[start Task data]

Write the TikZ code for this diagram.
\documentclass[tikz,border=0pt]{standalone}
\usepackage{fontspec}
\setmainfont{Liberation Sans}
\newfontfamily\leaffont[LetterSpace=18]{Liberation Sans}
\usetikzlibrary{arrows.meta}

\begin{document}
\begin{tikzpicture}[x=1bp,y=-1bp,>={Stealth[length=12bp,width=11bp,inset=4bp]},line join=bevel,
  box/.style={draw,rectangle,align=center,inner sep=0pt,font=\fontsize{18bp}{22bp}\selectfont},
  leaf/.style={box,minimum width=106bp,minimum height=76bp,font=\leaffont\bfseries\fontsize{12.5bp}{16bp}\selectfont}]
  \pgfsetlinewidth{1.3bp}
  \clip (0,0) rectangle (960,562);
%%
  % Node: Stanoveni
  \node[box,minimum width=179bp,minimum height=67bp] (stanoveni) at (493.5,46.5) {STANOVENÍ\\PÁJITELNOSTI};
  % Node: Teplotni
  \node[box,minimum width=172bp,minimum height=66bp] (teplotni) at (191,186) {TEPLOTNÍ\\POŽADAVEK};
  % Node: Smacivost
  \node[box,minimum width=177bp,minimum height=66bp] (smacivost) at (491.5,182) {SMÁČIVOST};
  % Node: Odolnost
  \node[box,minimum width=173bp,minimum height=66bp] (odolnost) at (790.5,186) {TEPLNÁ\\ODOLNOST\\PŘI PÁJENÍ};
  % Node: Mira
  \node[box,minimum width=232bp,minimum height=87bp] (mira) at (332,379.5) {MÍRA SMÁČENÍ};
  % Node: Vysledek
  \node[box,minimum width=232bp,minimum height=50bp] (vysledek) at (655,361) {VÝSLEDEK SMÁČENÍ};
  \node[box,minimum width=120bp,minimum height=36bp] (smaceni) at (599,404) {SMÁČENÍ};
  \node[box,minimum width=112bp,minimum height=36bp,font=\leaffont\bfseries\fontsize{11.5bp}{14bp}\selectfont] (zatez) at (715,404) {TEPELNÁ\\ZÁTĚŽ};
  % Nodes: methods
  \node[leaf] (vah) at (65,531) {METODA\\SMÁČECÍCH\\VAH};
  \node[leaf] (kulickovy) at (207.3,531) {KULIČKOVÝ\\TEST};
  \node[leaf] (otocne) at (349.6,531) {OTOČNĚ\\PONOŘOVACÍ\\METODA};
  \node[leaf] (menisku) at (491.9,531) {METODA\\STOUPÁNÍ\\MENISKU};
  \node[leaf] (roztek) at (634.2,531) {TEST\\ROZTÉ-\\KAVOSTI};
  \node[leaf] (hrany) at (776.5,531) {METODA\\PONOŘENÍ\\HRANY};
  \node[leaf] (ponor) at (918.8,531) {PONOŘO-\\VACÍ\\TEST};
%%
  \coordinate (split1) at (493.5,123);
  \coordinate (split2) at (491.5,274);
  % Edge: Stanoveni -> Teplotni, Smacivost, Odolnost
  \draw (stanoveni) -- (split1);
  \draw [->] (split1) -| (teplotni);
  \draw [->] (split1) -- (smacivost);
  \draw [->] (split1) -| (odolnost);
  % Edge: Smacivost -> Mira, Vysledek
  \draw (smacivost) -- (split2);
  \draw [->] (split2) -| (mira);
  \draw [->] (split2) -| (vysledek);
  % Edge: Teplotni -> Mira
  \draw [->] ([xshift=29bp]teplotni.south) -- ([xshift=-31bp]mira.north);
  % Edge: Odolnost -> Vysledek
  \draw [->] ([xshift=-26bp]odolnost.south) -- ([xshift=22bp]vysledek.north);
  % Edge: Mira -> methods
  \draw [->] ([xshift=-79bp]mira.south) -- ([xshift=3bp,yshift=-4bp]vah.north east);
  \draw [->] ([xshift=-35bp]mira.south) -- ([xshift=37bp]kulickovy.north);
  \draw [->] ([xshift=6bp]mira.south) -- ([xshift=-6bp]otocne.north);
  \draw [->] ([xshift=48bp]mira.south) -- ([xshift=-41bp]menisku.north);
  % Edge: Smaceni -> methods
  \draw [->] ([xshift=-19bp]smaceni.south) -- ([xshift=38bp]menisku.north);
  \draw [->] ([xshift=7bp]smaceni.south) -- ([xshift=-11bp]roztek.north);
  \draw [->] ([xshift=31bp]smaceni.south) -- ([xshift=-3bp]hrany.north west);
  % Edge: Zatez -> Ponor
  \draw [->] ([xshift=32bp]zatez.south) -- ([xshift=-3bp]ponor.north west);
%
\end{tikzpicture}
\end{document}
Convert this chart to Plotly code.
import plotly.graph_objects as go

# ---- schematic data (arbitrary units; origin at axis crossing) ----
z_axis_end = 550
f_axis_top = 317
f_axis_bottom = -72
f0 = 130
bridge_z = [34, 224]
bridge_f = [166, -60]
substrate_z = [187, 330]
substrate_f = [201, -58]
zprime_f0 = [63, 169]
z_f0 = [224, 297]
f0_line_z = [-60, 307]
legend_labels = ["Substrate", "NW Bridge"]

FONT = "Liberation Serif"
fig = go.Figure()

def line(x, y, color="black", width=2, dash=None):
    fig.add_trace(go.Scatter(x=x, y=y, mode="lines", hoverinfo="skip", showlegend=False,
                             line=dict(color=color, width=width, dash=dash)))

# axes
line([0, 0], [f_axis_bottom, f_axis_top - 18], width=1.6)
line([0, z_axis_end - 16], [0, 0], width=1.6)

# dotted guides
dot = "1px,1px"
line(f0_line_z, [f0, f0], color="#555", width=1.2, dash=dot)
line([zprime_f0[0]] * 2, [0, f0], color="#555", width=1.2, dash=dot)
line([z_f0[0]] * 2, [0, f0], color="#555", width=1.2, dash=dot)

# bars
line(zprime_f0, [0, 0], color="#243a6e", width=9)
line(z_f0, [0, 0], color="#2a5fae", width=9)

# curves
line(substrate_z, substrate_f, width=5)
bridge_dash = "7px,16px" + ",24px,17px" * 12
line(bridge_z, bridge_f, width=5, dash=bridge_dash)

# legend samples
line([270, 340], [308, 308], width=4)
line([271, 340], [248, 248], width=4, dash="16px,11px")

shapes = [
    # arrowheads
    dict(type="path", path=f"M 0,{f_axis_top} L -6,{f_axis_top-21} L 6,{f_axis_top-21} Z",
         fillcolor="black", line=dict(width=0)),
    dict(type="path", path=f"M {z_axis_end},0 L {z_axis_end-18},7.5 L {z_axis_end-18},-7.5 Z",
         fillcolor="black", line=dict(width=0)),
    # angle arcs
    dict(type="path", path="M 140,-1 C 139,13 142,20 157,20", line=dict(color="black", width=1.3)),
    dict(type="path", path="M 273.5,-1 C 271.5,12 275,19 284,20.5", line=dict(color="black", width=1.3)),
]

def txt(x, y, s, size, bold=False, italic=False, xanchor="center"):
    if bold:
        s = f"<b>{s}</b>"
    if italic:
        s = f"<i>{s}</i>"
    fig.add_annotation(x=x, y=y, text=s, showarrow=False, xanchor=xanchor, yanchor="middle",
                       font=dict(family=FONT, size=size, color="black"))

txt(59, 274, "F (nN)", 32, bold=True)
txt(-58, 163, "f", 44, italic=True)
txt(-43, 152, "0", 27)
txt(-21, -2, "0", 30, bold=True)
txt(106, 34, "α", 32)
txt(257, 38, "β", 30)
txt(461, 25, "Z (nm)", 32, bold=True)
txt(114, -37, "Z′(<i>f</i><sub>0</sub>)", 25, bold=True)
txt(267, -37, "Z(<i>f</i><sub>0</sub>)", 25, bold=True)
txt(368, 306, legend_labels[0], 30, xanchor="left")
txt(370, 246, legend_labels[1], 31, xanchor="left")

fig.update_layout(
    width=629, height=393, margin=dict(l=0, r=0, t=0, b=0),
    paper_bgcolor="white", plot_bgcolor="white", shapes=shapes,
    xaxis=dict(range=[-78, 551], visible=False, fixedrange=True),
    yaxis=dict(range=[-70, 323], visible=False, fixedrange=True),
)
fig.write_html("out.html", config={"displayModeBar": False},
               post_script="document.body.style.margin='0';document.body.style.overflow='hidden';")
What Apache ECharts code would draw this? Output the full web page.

[end Task data]

Of the lines above, how many hold the string "this"? Answer with only the number.

Response to the exercise =>
3